O sebastianismo é, assim, incorporado no contemporâneo findoísmo. Os
sebásticos findoístas, que fitam “com olhar sphyngico e fatal,/ O
Occidente, futuro do passado (…)”, parecem ter como Quinto Império o
ressurgimento de um passado fausto, um passado heroico onde o
capitalismo não tivera espaço para se enraizar e crescer, e se desdobrar
nas suas consequências nefastas, como, por exemplo, o notório aumento
da qualidade de vida do ser humano, em termos gerais, e a promoção da
sua liberdade política, social, económica, de circulação, e tantas
outras. O sistema capitalista vigente tem bastantes falhas, conhecidas e
apontadas, mas certamente não terá sido a causa desta crise sanitária,
ainda que tenha acelerado a sua inevitável expansão através do seu
caráter globalista. Inevitável, entenda-se, para quem não tem em
especial apreço um regresso a um passado mais limitado às fronteiras do
país em que nascemos, mais limitado às restrições dos berços. Não
estando na origem desta crise, certamente o capitalismo estará na génese
da sua cura, através da ciência, partilha de informação e cooperação
entre Estados. Vetores que, dentro das atuais hipóteses, só o
capitalismo consegue eficazmente potenciar. Verificamos, portanto, o
findoísmo seguir a nuance patente em todos os mitos: a derrota do
racional perante o emocional, a adoção da crença em detrimento da razão.

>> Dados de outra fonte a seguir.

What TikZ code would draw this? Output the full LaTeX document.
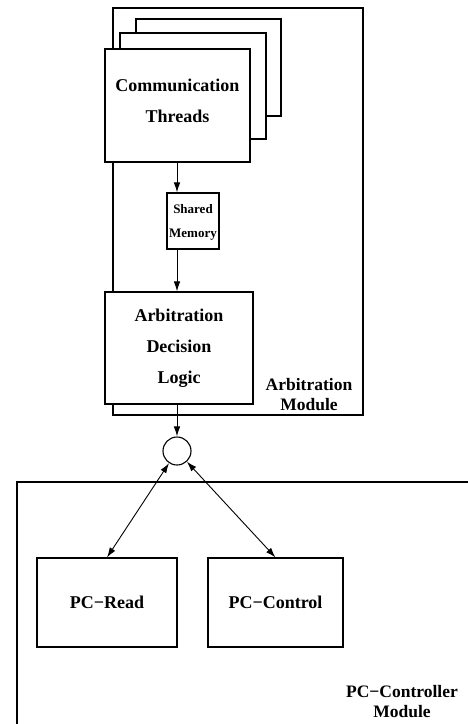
\documentclass[tikz,border=0pt]{standalone}
\usepackage{fontspec}
\setmainfont{Liberation Serif}
\usetikzlibrary{arrows.meta}
\begin{document}
\begin{tikzpicture}[x=1pt,y=-1pt,
  box/.style={draw,line width=1.1pt,fill=white,inner sep=0pt},
  module/.style={draw,line width=2pt},
  big/.style={font=\bfseries\fontsize{18}{31}\selectfont,align=center,inner sep=0pt},
  small/.style={font=\bfseries\fontsize{13}{24}\selectfont,align=center,inner sep=0pt},
  tag/.style={font=\bfseries\fontsize{17.5}{20}\selectfont,align=center,inner sep=0pt},
  tip/.style={Latex[length=10pt,width=6.5pt]},
  arr/.style={line width=0.9pt,-{Latex[length=10pt,width=6.5pt]}},
  biarr/.style={line width=0.9pt,{Latex[length=10pt,width=6.5pt]}-{Latex[length=10pt,width=6.5pt]}}]
\useasboundingbox (0,0) rectangle (468,724);
\clip (0,0) rectangle (468,724);

% Arbitration module frame
\draw[module] (113,8) rectangle (363,415);
\node[tag] (arblbl) at (309,395) {Arbitration\\Module};

% stack of communication threads
\node[box,minimum width=145pt,minimum height=97pt] (ct3) at (208.5,67.5) {};
\node[box,minimum width=146pt,minimum height=106pt] (ct2) at (193,86) {};
\node[box,minimum width=145pt,minimum height=113pt] (ct1) at (177.5,105.5) {};
\node[big] (ctlbl) at (177.5,101) {Communication\\Threads};

% shared memory
\node[box,minimum width=52pt,minimum height=56pt] (shm) at (193,221) {};
\node[small] (shmlbl) at (193,222) {Shared\\Memory};

% arbitration decision logic
\node[box,minimum width=148pt,minimum height=112pt,big] (adl) at (179,348) {Arbitration\\Decision\\Logic};

% junction
\node[draw,circle,line width=1.1pt,minimum size=28pt,inner sep=0pt] (junc) at (177,451) {};

\draw[arr] (ct1.south -| 177,0) -- (shm.north -| 177,0);
\draw[arr] (shm.south -| 177,0) -- (adl.north -| 177,0);
\draw[arr] (adl.south -| 177,0) -- (junc.north);

% PC-controller module frame
\draw[module] (17,740) -- (17,482) -- (480,482);
\node[tag] (pclbl) at (402,702) {PC−Controller\\Module};

\node[box,minimum width=140pt,minimum height=89pt,big] (pcr) at (107,602.5) {PC−Read};
\node[box,minimum width=135pt,minimum height=89pt,big] (pcc) at (275.5,602.5) {PC−Control};

\draw[biarr] (junc) -- (pcr.north);
\draw[biarr] (junc) -- (pcc.north);
\end{tikzpicture}
\end{document}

Os findoístas repescam o Mostrengo, o tal “(…) mostrengo que está no
fim do mar/ Veio das trevas procurar/ A madrugada do novo dia/ Do novo
dia sem acabar.”. Com o fim do capitalismo, e que mar o é o
capitalismo!, excitam-se com a aurora desse novo dia eterno, anacrónico,
iniciado com as badaladas que indelevelmente comuniquem a morte do
neoliberalismo, a morte da possibilidade de uma liberdade plena, a morte
do píncaro da independência dos indivíduos face a um poder fortemente
centralizado. As badaladas têm vindo a ser anunciadas em vários momentos
da história moderna (e o seu apelo surgirá provavelmente em muitos
outros no futuro), mas não foram, felizmente, ainda cumpridas. Outras
distintas vozes têm tido, recentemente, um palco maior em Portugal:
vozes conscientes da imperfeição do sistema atual capitalista e das
desigualdades que inflige ainda a demasiada gente, em demasiados
lugares. Vozes que, não obstante, urgem a uma maior liberdade,
acreditando que “Deus ao mar o perigo e abysmo deu,/ Mas nelle é que
espelhou o céu.”. Mar esse que só poderá ser cruzado tendo como nau a
liberdade. A liberdade, a “voz da terra ansiando pelo mar.”.
Como é tradicional nos mitos, o sebastianismo, defronte de momentos
históricos pautados por uma crise substantiva, adapta-se a essa
realidade do presente e adquire a forma de uma esperança mapeada num
futuro menos sofrível, mais justo e abundante. Os findoístas justamente
construíram a sua visão. Eu desejo, na mesma onda, que “(…) outra vez
conquistemos a Distância (…)”, mas que vençamos esta Distância, o
confinamento, a pandemia e o momentâneo poder acrescido do Estado para a
combater sem a isso nos habituarmos, sem disso ficarmos dependentes.
“Que jaz no abysmo sob o mar que se ergue?
Nós, Portugal, o poder ser.
Que inquietação do fundo nos soergue?
O desejar poder querer.”
Desejar poder querer mais liberalismo. Desejar não o fim do capitalismo, mas o seu melhoramento.